= Indian Institute Library =

Library at the University of Oxford

The Indian Institute Library is a dependent library of the Bodleian and part of the University of Oxford in Oxford, England. Opened in 1886, the library specialises in the history and culture of South Asia, Tibet and the Himalayas. The Indian Institute and its library were originally based in the building on the corner of Holywell and Catte Street. It was subsequently occupied by the History Faculty and History Faculty Library. (The History Faculty moved first to a location on George Street in 2007 and then to the Schwarzman Centre for the Humanities in 2026; the History Faculty Library moved to the Bodleian's Radcliffe Camera in 2012).

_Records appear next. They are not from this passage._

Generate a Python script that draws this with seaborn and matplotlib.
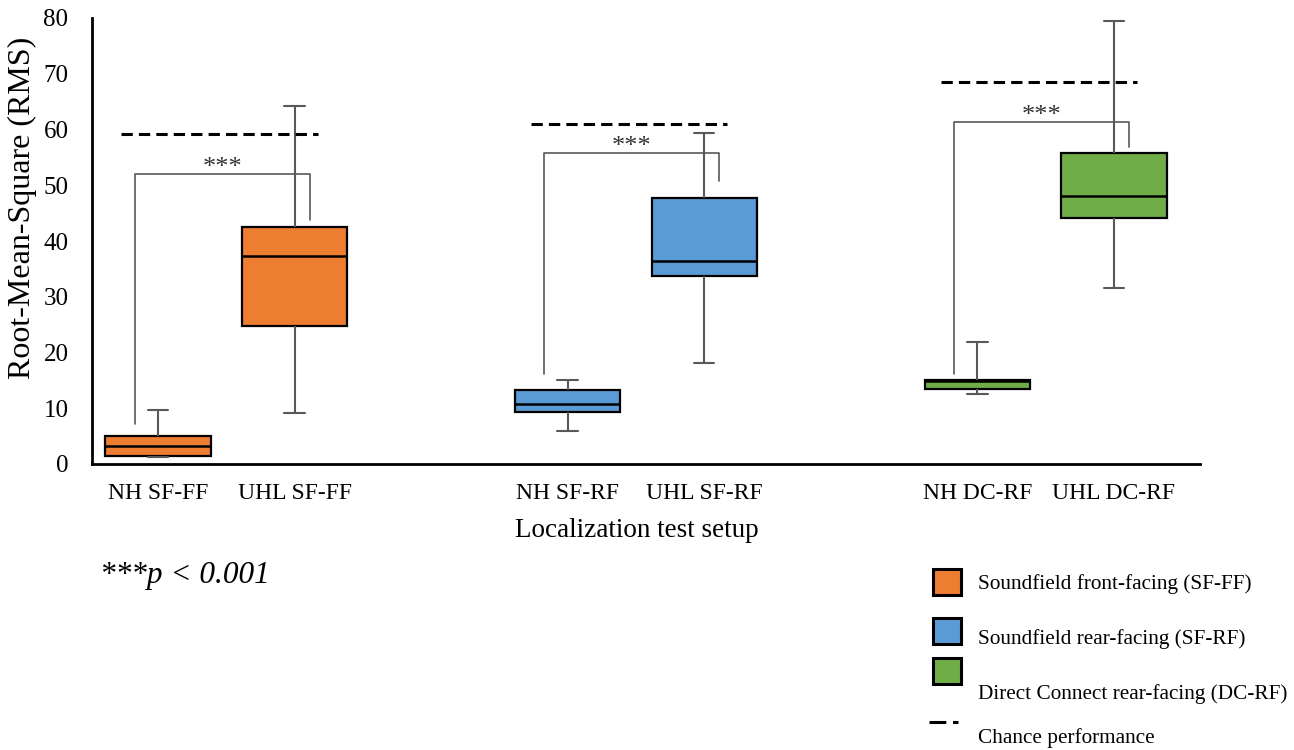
import numpy as np
import pandas as pd
import matplotlib
matplotlib.use("Agg")
import matplotlib.pyplot as plt
from matplotlib.patches import Rectangle
from matplotlib.lines import Line2D
import seaborn as sns

# Conditions (listener group + test setup) and their setup family
conditions = ["NH SF-FF", "UHL SF-FF", "NH SF-RF", "UHL SF-RF", "NH DC-RF", "UHL DC-RF"]
setups = ["SF-FF", "SF-FF", "SF-RF", "SF-RF", "DC-RF", "DC-RF"]
positions = [0, 1, 3, 4, 6, 7]

# Five-number summaries of the RMS error per condition
whisker_low = [1.3, 9.2, 5.9, 18.2, 12.5, 31.5]
quartile_1 = [1.5, 24.8, 9.4, 33.8, 13.45, 44.2]
medians = [3.2, 37.3, 10.7, 36.5, 14.9, 48.0]
quartile_3 = [5.1, 42.5, 13.3, 47.7, 15.1, 55.8]
whisker_high = [9.7, 64.2, 15.1, 59.4, 21.9, 79.5]

# Chance performance per setup and significance brackets (NH vs UHL)
chance_levels = [59.2, 61.0, 68.5]
bracket_tops = [52.0, 55.7, 61.4]
bracket_left_ends = [7.1, 16.1, 16.1]
bracket_right_ends = [43.8, 50.8, 56.9]
significance = ["***", "***", "***"]

legend_labels = [
    "Soundfield front-facing (SF-FF)",
    "Soundfield rear-facing (SF-RF)",
    "Direct Connect rear-facing (DC-RF)",
    "Chance performance",
]
palette = {"SF-FF": "#ED7D31", "SF-RF": "#5B9BD5", "DC-RF": "#70AD47"}

# Long table: each condition carries its five summary values so the
# box statistics reproduce them exactly (whiskers span min..max)
rows = []
for cond, setup, pos, lo, q1, med, q3, hi in zip(
    conditions, setups, positions, whisker_low, quartile_1, medians, quartile_3, whisker_high
):
    for v in (lo, q1, med, q3, hi):
        rows.append({"condition": cond, "setup": setup, "pos": pos, "rms": v})
df = pd.DataFrame(rows)

sns.set_style("white")
plt.rcParams["font.family"] = ["Liberation Serif", "DejaVu Serif"]
for key in ("text.color", "axes.labelcolor", "xtick.color", "ytick.color"):
    plt.rcParams[key] = "black"

W, H = 1294, 750
fig = plt.figure(figsize=(W / 100, H / 100), dpi=100)
ax_left, ax_right, ax_top, ax_bottom = 92, 1200, 18, 464
ax = fig.add_axes([ax_left / W, 1 - ax_bottom / H, (ax_right - ax_left) / W, (ax_bottom - ax_top) / H])

whisker_style = {"color": "#595959", "linewidth": 1.5}
sns.boxplot(
    data=df, x="pos", y="rms", hue="setup", palette=palette,
    native_scale=True, dodge=False, width=0.77, whis=(0, 100),
    saturation=1, linecolor="black", linewidth=1.6, legend=False,
    whiskerprops=whisker_style, capprops=whisker_style,
    medianprops={"color": "black", "linewidth": 1.8},
    capwidths=0.15, ax=ax,
)

# Chance-level dashed lines and significance brackets for each setup
for g in range(3):
    c_nh, c_uhl = positions[2 * g], positions[2 * g + 1]
    ax.plot([c_nh - 0.27, c_uhl + 0.17], [chance_levels[g]] * 2,
            color="black", linewidth=2.2, dashes=(3.7, 2.0), solid_capstyle="butt")
    xl, xr = c_nh - 0.17, c_uhl + 0.11
    ax.plot([xl, xl, xr, xr],
            [bracket_left_ends[g], bracket_tops[g], bracket_tops[g], bracket_right_ends[g]],
            color="#595959", linewidth=1.2)
    ax.text((xl + xr) / 2, bracket_tops[g] - 0.9, significance[g], ha="center", va="bottom",
            fontsize=19, color="#333333")

ax.set_xlim(-0.483, 7.63)
ax.set_ylim(0, 80)
ax.set_yticks(np.arange(0, 81, 10))
ax.set_xticks(positions, conditions)
ax.tick_params(axis="x", length=0, pad=14, labelsize=17)
ax.tick_params(axis="y", direction="in", length=5, width=1.5, pad=17, labelsize=18)

for side in ("top", "right"):
    ax.spines[side].set_visible(False)
for side in ("left", "bottom"):
    ax.spines[side].set_linewidth(2.0)
    ax.spines[side].set_color("black")

ax.set_xlabel("Localization test setup", fontsize=19.5, va="center")
ax.xaxis.set_label_coords(0.492, -0.148)
ax.set_ylabel("Root-Mean-Square (RMS)", fontsize=23, va="center")
ax.yaxis.set_label_coords(-0.063, 0.575)

# p-value note
fig.text(100 / W, 1 - 575 / H, "***p < 0.001", fontsize=22.5, style="italic",
         va="center", ha="left")

# Legend drawn in figure pixels
def fx(px):
    return px / W

def fy(py):
    return 1 - py / H

square_tops = [569, 618, 658]
for top, setup in zip(square_tops, ["SF-FF", "SF-RF", "DC-RF"]):
    fig.add_artist(Rectangle((fx(933), fy(top + 26)), 28 / W, 26 / H, transform=fig.transFigure,
                             facecolor=palette[setup], edgecolor="black", linewidth=2.2))
fig.add_artist(Line2D([fx(929), fx(958)], [fy(722), fy(722)], transform=fig.transFigure,
                      color="black", linewidth=2.2, dashes=(5.5, 2.2), solid_capstyle="butt"))
for label, yc in zip(legend_labels, [584, 639, 694, 738]):
    fig.text(fx(978), fy(yc), label, fontsize=15.3, va="center", ha="left")

fig.savefig("out.png", dpi=100, facecolor="white")
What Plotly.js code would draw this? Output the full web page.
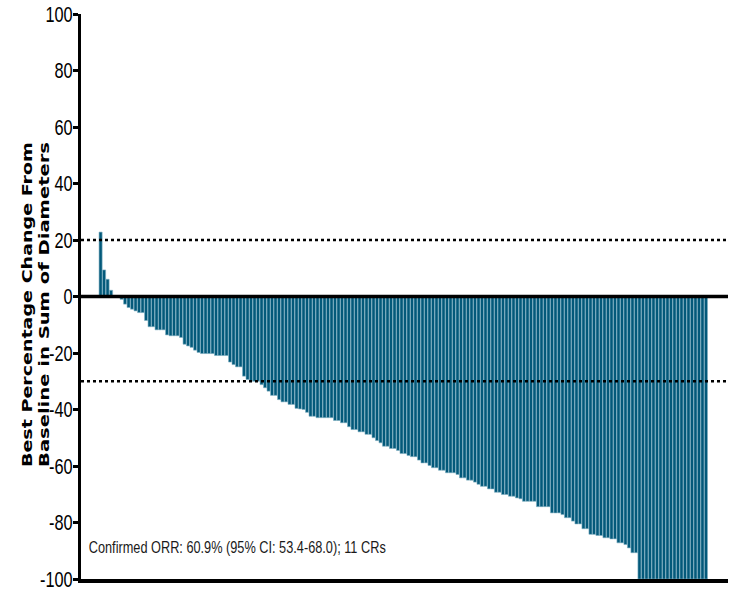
<!DOCTYPE html>
<html>
<head>
<meta charset="utf-8">
<script src="https://cdn.plot.ly/plotly-3.0.1.min.js"></script>
<style>
  html, body { margin: 0; padding: 0; background: #ffffff; }
  #chart { width: 731px; height: 591px; }
</style>
</head>
<body>
<div id="chart"></div>
<script>
// Best percentage change from baseline per patient, sorted
const patientValues = [
  22.8, 9.4, 6.1, 2.2, 0, 0, -1,
  -2.7, -3.9, -4.5, -5.1, -5.7, -5.7, -8.5, -10.7, -10.7, -11.8, -11.8, -11.8,
  -13.6, -13.9, -13.9, -13.9, -14.5, -16.9, -17.5, -18, -19, -19.8,
  -20.2, -20.2, -20.2, -20.2, -20.9, -20.9, -20.9, -20.9, -23.2, -24.1, -24.9, -24.9,
  -28.2, -29.4, -30, -30, -30, -31.2, -32.3, -33.5, -35, -35, -36.5, -37.3, -37.3,
  -38.2, -38.2, -39.6, -39.8, -40,
  -41, -42.4, -42.4, -42.9, -42.9, -42.9, -42.9, -42.9, -43.9, -43.9, -44.7, -44.7,
  -46.1, -47.1, -47.1, -47.9, -47.9, -48.8, -48.8, -50, -51, -51.8, -53, -53,
  -53.8, -53.8, -54.5, -55.6, -55.6, -56.3,
  -56.7, -56.7, -57.9, -58.9, -58.9, -59.8, -60.6, -60.6, -61.5, -61.5,
  -62.4, -62.4, -62.4, -63, -64.2, -64.2, -65, -65, -65.7, -66.5, -67.2, -67.2,
  -68.1, -68.1, -69.3, -69.3, -70.1, -70.1, -70.7, -70.7,
  -71.3, -71.6, -72.5, -72.5, -72.5, -72.5, -74.4, -74.4, -74.4, -74.4,
  -76.6, -76.6, -76.6, -77.2, -78.3, -78.3, -79.5, -80.5, -80.5, -82.2, -82.2,
  -84.2, -84.2, -84.6, -84.6, -85.4, -85.4, -85.8, -85.8, -87.2,
  -87.2, -87.8, -89, -90.7, -90.7,
  -100, -100, -100, -100, -100, -100, -100, -100, -100, -100,
  -100, -100, -100, -100, -100, -100, -100, -100, -100, -100
];
const patientIndex = patientValues.map((v, i) => i);
const yTickValues = [-100, -80, -60, -40, -20, 0, 20, 40, 60, 80, 100];
const progressionThreshold = 20;
const responseThreshold = -30;
const yTitleLines = ["Best Percentage Change From", "Baseline in Sum of Diameters"];
const noteText = "Confirmed ORR: 60.9% (95% CI: 53.4-68.0); 11 CRs";

const trace = {
  type: "bar",
  x: patientIndex,
  y: patientValues,
  marker: { color: "#03597a", line: { color: "#7fb0c2", width: 0.6 } },
  hoverinfo: "y"
};

const PLOT_L = 81, PLOT_W = 731 - 81 - 3, PLOT_T = 14, PLOT_H = 591 - 14 - 12;
const px = v => (v - PLOT_L) / PLOT_W;
const py = v => 1 - (v - PLOT_T) / PLOT_H;

const layout = {
  width: 731, height: 591,
  margin: { l: PLOT_L, r: 3, t: PLOT_T, b: 12 },
  paper_bgcolor: "#ffffff",
  plot_bgcolor: "#ffffff",
  showlegend: false,
  bargap: 0.12,
  xaxis: {
    range: [-5.6, 179.3],
    showticklabels: false, ticks: "", showgrid: false, zeroline: false,
    showline: true, linecolor: "#000000", linewidth: 3.5
  },
  yaxis: {
    range: [-100, 100],
    tickvals: yTickValues,
    ticktext: yTickValues.map(String),
    ticks: "outside", ticklen: 5, tickwidth: 3, tickcolor: "#000000",
    showgrid: false, zeroline: false,
    showline: true, linecolor: "#000000", linewidth: 3,
    tickfont: { family: "Liberation Sans, Arial, sans-serif", size: 22, color: "#000000" },
    ticklabeloverflow: "allow",
    ticklabelstandoff: 0
  },
  shapes: [
    { type: "line", xref: "paper", x0: 0, x1: 1, yref: "y", y0: 0, y1: 0,
      line: { color: "#000000", width: 3.5 } },
    { type: "line", xref: "paper", x0: 0, x1: 1, yref: "y", y0: progressionThreshold, y1: progressionThreshold,
      line: { color: "#000000", width: 2.5, dash: "dot" } },
    { type: "line", xref: "paper", x0: 0, x1: 1, yref: "y", y0: responseThreshold, y1: responseThreshold,
      line: { color: "#000000", width: 2.5, dash: "dot" } }
  ],
  annotations: [
    { text: yTitleLines[0], xref: "paper", yref: "paper", x: px(27), y: py(305),
      xanchor: "center", yanchor: "middle", textangle: -90, showarrow: false,
      font: { family: "DejaVu Sans, sans-serif", size: 14, color: "#000000", weight: "bold" } },
    { text: yTitleLines[1], xref: "paper", yref: "paper", x: px(44), y: py(305),
      xanchor: "center", yanchor: "middle", textangle: -90, showarrow: false,
      font: { family: "DejaVu Sans, sans-serif", size: 14, color: "#000000", weight: "bold" } },
    { text: noteText, xref: "paper", yref: "y", x: px(89 + 297 / 2), y: -89,
      xanchor: "center", yanchor: "middle", showarrow: false,
      font: { family: "Liberation Sans, Arial, sans-serif", size: 17, color: "#1a1a1a" } }
  ]
};

function squeeze(el, targetWidth) {
  el.setAttribute("textLength", targetWidth);
  el.setAttribute("lengthAdjust", "spacingAndGlyphs");
}

Plotly.newPlot("chart", [trace], layout, { displayModeBar: false, staticPlot: true }).then(() => {
  // narrow, tall tick numerals like the original, set close to the tick marks
  document.querySelectorAll(".ytick text").forEach(t => {
    squeeze(t, t.getComputedTextLength() * 0.74);
    const x0 = parseFloat(t.getAttribute("x") || "0");
    t.setAttribute("x", x0 + 4);
  });
  const annTexts = document.querySelectorAll(".annotation-text");
  if (annTexts.length >= 3) {
    squeeze(annTexts[0], 325);
    squeeze(annTexts[1], 325);
    squeeze(annTexts[2], 297);
  }
});
</script>
</body>
</html>
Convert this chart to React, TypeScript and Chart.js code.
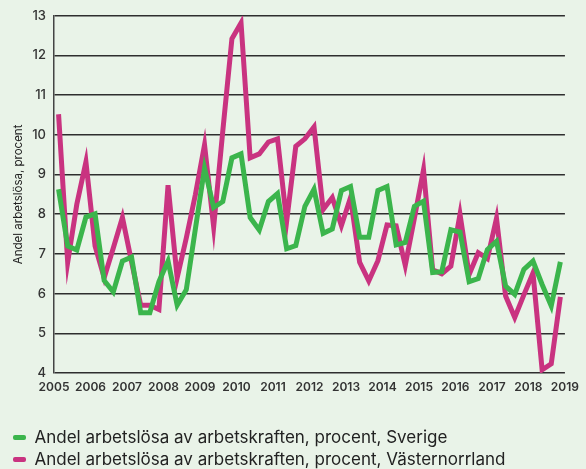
import React, { useEffect, useRef } from "react";
import { Chart, registerables } from "chart.js";

Chart.register(...registerables);

const startYear = 2005;
const endYear = 2019;
const yTicks = [4, 5, 6, 7, 8, 9, 10, 11, 12, 13];
const yTitle = "Andel arbetslösa, procent";
const labelSverige = "Andel arbetslösa av arbetskraften, procent, Sverige";
const labelVaster = "Andel arbetslösa av arbetskraften, procent, Västernorrland";

// Quarterly values 2005 Q1 .. 2018 Q4
const sverige = [
  8.63, 7.2, 7.1, 7.93, 8.01, 6.33, 6.04, 6.82, 6.92, 5.52, 5.52, 6.3, 6.82, 5.71,
  6.1, 7.64, 9.16, 8.17, 8.32, 9.42, 9.52, 7.92, 7.6, 8.32, 8.52, 7.13, 7.21, 8.2,
  8.63, 7.52, 7.63, 8.6, 8.7, 7.42, 7.42, 8.6, 8.7, 7.23, 7.29, 8.2, 8.33, 6.53,
  6.55, 7.61, 7.55, 6.3, 6.38, 7.11, 7.32, 6.19, 5.98, 6.61, 6.82, 6.23, 5.69, 6.8,
];
const vasternorrland = [
  10.52, 6.79, 8.25, 9.32, 7.2, 6.4, 7.15, 7.92, 6.8, 5.71, 5.71, 5.6, 8.73, 6.4,
  7.4, 8.5, 9.75, 7.68, 10.1, 12.42, 12.82, 9.42, 9.52, 9.82, 9.9, 7.82, 9.71, 9.9,
  10.2, 8.12, 8.42, 7.71, 8.42, 6.79, 6.32, 6.83, 7.73, 7.71, 6.71, 7.9, 9.12, 6.6,
  6.5, 6.69, 8.0, 6.48, 7.03, 6.88, 7.9, 5.94, 5.4, 5.97, 6.52, 4.08, 4.23, 5.92,
];

const BG = "#e9f3e8";
const GREEN = "#3bb54c";
const PINK = "#c93380";
const FONT = "Inter, 'Noto Sans', 'DejaVu Sans', sans-serif";

const toPoints = (vals: number[]) =>
  vals.map((v, i) => ({ x: startYear + (i + 0.5) / 4, y: v }));

export default function App() {
  const ref = useRef<HTMLCanvasElement | null>(null);

  useEffect(() => {
    document.body.style.margin = "0";
    document.body.style.background = BG;
    const canvas = ref.current;
    if (!canvas) return;
    const chart = new Chart(canvas, {
      type: "line",
      data: {
        datasets: [
          {
            label: labelSverige,
            data: toPoints(sverige),
            borderColor: GREEN,
            backgroundColor: GREEN,
            borderWidth: 5,
            pointRadius: 0,
            tension: 0,
            borderJoinStyle: "miter",
          },
          {
            label: labelVaster,
            data: toPoints(vasternorrland),
            borderColor: PINK,
            backgroundColor: PINK,
            borderWidth: 5,
            pointRadius: 0,
            tension: 0,
            borderJoinStyle: "miter",
          },
        ],
      },
      options: {
        animation: false,
        responsive: false,
        maintainAspectRatio: false,
        layout: { padding: { top: 12, right: 18, left: 8, bottom: -9 } },
        plugins: {
          tooltip: { enabled: false },
          legend: {
            position: "bottom",
            align: "start",
            labels: {
              color: "#222",
              font: { family: FONT, size: 17 },
              boxWidth: 13,
              boxHeight: 5,
              padding: 5,
              useBorderRadius: true,
              borderRadius: 2,
              generateLabels: (c: any) =>
                c.data.datasets.map((d: any, i: number) => ({
                  text: d.label,
                  fillStyle: d.borderColor,
                  strokeStyle: d.borderColor,
                  lineWidth: 0,
                  hidden: false,
                  datasetIndex: i,
                  fontColor: "#222",
                  borderRadius: 2,
                })),
            },
          },
        },
        scales: {
          x: {
            type: "linear",
            min: startYear,
            max: endYear,
            grid: { display: false, drawTicks: false },
            border: { display: false },
            afterBuildTicks: (s: any) => {
              const t = [];
              for (let y = startYear; y <= endYear; y++) t.push({ value: y });
              s.ticks = t;
            },
            afterFit: (s: any) => {
              s.height = 51;
            },
            ticks: {
              autoSkip: false,
              maxRotation: 0,
              padding: 7,
              color: "#333",
              font: { family: FONT, size: 12, weight: "600" },
              callback: (v: any) => String(v),
            },
          },
          y: {
            min: 4,
            max: 13,
            afterBuildTicks: (s: any) => {
              s.ticks = yTicks.map((v) => ({ value: v }));
            },
            afterFit: (s: any) => {
              s.width = 46;
            },
            grid: { color: "#2e2e2e", lineWidth: 1.5, drawTicks: false },
            border: { display: true, color: "#444", width: 1.5 },
            title: {
              display: true,
              text: yTitle,
              color: "#222",
              font: { family: FONT, size: 11.5 },
              padding: { top: 4, bottom: 2 },
            },
            ticks: {
              color: "#333",
              padding: 8,
              font: { family: FONT, size: 13, weight: "500" },
              callback: (v: any) => String(v),
            },
          },
        },
      },
    } as any);
    return () => chart.destroy();
  }, []);

  return (
    <div style={{ width: 586, height: 469, background: BG }}>
      <canvas ref={ref} width={586} height={469} style={{ display: "block" }} />
    </div>
  );
}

In 1968, the library was relocated to a newly constructed 'penthouse' on the roof of the Weston Library. The move was not without controversy, since the original building had been constructed with the express intention of providing a permanent home to the institute.

The library remains on the top floor of the Bodleian, which results in the strange situation of a lending library being based within a reference library. The library's collection is of international importance and includes over 100,000 volumes. Around 60% of these are catalogued on OLIS, the Oxford University library catalogue. Anyone wishing to use the library must either be a student at the University of Oxford, or obtain a reader's card from the Bodleian Library. The library's reading room was closed on September 10, 2010. To access the books, readers have to request their delivery to other reading rooms of the Bodleian library.

The Oxford Centre for Hindu Studies (OCHS) also houses an extensive collection, which is accessed through the Bodeian catalogue, but housed at the OCHS in Magdalen Street Oxford. Some of its collection is available to borrow.